* _STATED EXERCISE_
Copy all lines below exactly as written. Leave pictures out.

* _AVAILABLE DATA_
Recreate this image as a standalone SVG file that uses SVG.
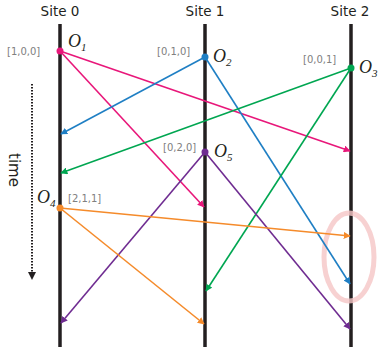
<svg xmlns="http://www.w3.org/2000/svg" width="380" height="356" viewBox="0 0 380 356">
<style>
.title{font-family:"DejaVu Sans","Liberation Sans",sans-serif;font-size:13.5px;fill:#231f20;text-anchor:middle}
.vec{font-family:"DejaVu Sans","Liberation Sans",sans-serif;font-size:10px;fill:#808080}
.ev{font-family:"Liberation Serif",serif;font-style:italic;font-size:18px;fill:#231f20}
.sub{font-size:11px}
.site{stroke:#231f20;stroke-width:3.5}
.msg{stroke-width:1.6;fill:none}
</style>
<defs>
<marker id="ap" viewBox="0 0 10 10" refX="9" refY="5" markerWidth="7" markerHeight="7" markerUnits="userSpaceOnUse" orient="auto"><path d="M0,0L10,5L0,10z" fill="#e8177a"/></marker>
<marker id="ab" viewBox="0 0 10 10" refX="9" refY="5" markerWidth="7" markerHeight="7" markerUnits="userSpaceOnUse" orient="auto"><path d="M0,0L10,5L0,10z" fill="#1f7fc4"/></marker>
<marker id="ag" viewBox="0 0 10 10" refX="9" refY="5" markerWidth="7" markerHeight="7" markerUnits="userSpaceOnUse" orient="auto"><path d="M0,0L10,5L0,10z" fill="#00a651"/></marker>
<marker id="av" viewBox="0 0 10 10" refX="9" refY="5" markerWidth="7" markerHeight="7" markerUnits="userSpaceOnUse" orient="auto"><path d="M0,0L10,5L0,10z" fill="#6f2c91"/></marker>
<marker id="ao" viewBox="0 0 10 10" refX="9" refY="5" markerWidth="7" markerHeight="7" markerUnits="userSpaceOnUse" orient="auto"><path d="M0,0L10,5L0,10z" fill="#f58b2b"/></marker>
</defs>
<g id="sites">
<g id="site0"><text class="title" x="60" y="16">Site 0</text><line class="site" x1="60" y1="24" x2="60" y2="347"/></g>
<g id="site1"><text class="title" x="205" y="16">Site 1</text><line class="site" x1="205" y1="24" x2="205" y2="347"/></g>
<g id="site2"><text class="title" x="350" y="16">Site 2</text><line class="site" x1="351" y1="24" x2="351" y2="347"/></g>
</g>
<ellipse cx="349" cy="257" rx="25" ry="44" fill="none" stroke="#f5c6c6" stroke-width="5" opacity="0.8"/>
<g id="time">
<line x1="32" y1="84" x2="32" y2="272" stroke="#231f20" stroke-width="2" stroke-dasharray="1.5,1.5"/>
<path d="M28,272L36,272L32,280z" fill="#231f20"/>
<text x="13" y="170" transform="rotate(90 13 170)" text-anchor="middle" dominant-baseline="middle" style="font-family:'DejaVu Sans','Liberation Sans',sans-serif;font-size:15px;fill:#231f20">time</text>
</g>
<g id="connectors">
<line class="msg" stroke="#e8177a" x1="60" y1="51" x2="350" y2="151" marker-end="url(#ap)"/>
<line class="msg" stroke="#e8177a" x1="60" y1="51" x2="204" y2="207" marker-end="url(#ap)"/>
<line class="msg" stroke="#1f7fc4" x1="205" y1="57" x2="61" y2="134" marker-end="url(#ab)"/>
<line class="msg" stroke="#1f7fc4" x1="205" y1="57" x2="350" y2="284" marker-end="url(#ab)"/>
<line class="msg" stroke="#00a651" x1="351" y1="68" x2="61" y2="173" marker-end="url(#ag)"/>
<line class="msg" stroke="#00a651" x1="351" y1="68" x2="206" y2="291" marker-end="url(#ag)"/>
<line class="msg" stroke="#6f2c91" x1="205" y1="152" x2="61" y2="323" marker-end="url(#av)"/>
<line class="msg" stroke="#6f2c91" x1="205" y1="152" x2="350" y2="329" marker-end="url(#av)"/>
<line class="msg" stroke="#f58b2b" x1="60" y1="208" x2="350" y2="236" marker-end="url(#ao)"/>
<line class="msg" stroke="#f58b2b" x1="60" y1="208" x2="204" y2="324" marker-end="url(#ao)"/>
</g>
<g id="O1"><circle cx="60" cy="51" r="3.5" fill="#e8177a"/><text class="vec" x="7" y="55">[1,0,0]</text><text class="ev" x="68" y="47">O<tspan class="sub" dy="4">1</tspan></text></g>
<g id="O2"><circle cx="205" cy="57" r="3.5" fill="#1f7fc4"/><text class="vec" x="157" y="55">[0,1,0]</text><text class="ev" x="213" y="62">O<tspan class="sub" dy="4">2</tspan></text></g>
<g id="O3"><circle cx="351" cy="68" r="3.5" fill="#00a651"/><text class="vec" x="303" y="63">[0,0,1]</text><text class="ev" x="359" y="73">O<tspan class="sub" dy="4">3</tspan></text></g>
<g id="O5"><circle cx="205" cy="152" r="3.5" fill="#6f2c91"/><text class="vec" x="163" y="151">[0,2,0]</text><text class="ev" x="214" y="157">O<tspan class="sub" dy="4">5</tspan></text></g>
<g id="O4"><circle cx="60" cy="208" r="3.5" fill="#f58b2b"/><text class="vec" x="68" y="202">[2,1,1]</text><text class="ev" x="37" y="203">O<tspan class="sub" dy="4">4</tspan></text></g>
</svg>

* _OUTPUT BELOW_
Recreate this image as a standalone SVG file that uses SVG.
<svg xmlns="http://www.w3.org/2000/svg" width="380" height="356" viewBox="0 0 380 356">
<style>
.title{font-family:"DejaVu Sans","Liberation Sans",sans-serif;font-size:13.5px;fill:#231f20;text-anchor:middle}
.vec{font-family:"DejaVu Sans","Liberation Sans",sans-serif;font-size:10px;fill:#808080}
.ev{font-family:"Liberation Serif",serif;font-style:italic;font-size:18px;fill:#231f20}
.sub{font-size:11px}
.site{stroke:#231f20;stroke-width:3.5}
.msg{stroke-width:1.6;fill:none}
</style>
<defs>
<marker id="ap" viewBox="0 0 10 10" refX="9" refY="5" markerWidth="7" markerHeight="7" markerUnits="userSpaceOnUse" orient="auto"><path d="M0,0L10,5L0,10z" fill="#e8177a"/></marker>
<marker id="ab" viewBox="0 0 10 10" refX="9" refY="5" markerWidth="7" markerHeight="7" markerUnits="userSpaceOnUse" orient="auto"><path d="M0,0L10,5L0,10z" fill="#1f7fc4"/></marker>
<marker id="ag" viewBox="0 0 10 10" refX="9" refY="5" markerWidth="7" markerHeight="7" markerUnits="userSpaceOnUse" orient="auto"><path d="M0,0L10,5L0,10z" fill="#00a651"/></marker>
<marker id="av" viewBox="0 0 10 10" refX="9" refY="5" markerWidth="7" markerHeight="7" markerUnits="userSpaceOnUse" orient="auto"><path d="M0,0L10,5L0,10z" fill="#6f2c91"/></marker>
<marker id="ao" viewBox="0 0 10 10" refX="9" refY="5" markerWidth="7" markerHeight="7" markerUnits="userSpaceOnUse" orient="auto"><path d="M0,0L10,5L0,10z" fill="#f58b2b"/></marker>
</defs>
<g id="sites">
<g id="site0"><text class="title" x="60" y="16">Site 0</text><line class="site" x1="60" y1="24" x2="60" y2="347"/></g>
<g id="site1"><text class="title" x="205" y="16">Site 1</text><line class="site" x1="205" y1="24" x2="205" y2="347"/></g>
<g id="site2"><text class="title" x="350" y="16">Site 2</text><line class="site" x1="351" y1="24" x2="351" y2="347"/></g>
</g>
<ellipse cx="349" cy="257" rx="25" ry="44" fill="none" stroke="#f5c6c6" stroke-width="5" opacity="0.8"/>
<g id="time">
<line x1="32" y1="84" x2="32" y2="272" stroke="#231f20" stroke-width="2" stroke-dasharray="1.5,1.5"/>
<path d="M28,272L36,272L32,280z" fill="#231f20"/>
<text x="13" y="170" transform="rotate(90 13 170)" text-anchor="middle" dominant-baseline="middle" style="font-family:'DejaVu Sans','Liberation Sans',sans-serif;font-size:15px;fill:#231f20">time</text>
</g>
<g id="connectors">
<line class="msg" stroke="#e8177a" x1="60" y1="51" x2="350" y2="151" marker-end="url(#ap)"/>
<line class="msg" stroke="#e8177a" x1="60" y1="51" x2="204" y2="207" marker-end="url(#ap)"/>
<line class="msg" stroke="#1f7fc4" x1="205" y1="57" x2="61" y2="134" marker-end="url(#ab)"/>
<line class="msg" stroke="#1f7fc4" x1="205" y1="57" x2="350" y2="284" marker-end="url(#ab)"/>
<line class="msg" stroke="#00a651" x1="351" y1="68" x2="61" y2="173" marker-end="url(#ag)"/>
<line class="msg" stroke="#00a651" x1="351" y1="68" x2="206" y2="291" marker-end="url(#ag)"/>
<line class="msg" stroke="#6f2c91" x1="205" y1="152" x2="61" y2="323" marker-end="url(#av)"/>
<line class="msg" stroke="#6f2c91" x1="205" y1="152" x2="350" y2="329" marker-end="url(#av)"/>
<line class="msg" stroke="#f58b2b" x1="60" y1="208" x2="350" y2="236" marker-end="url(#ao)"/>
<line class="msg" stroke="#f58b2b" x1="60" y1="208" x2="204" y2="324" marker-end="url(#ao)"/>
</g>
<g id="O1"><circle cx="60" cy="51" r="3.5" fill="#e8177a"/><text class="vec" x="7" y="55">[1,0,0]</text><text class="ev" x="68" y="47">O<tspan class="sub" dy="4">1</tspan></text></g>
<g id="O2"><circle cx="205" cy="57" r="3.5" fill="#1f7fc4"/><text class="vec" x="157" y="55">[0,1,0]</text><text class="ev" x="213" y="62">O<tspan class="sub" dy="4">2</tspan></text></g>
<g id="O3"><circle cx="351" cy="68" r="3.5" fill="#00a651"/><text class="vec" x="303" y="63">[0,0,1]</text><text class="ev" x="359" y="73">O<tspan class="sub" dy="4">3</tspan></text></g>
<g id="O5"><circle cx="205" cy="152" r="3.5" fill="#6f2c91"/><text class="vec" x="163" y="151">[0,2,0]</text><text class="ev" x="214" y="157">O<tspan class="sub" dy="4">5</tspan></text></g>
<g id="O4"><circle cx="60" cy="208" r="3.5" fill="#f58b2b"/><text class="vec" x="68" y="202">[2,1,1]</text><text class="ev" x="37" y="203">O<tspan class="sub" dy="4">4</tspan></text></g>
</svg>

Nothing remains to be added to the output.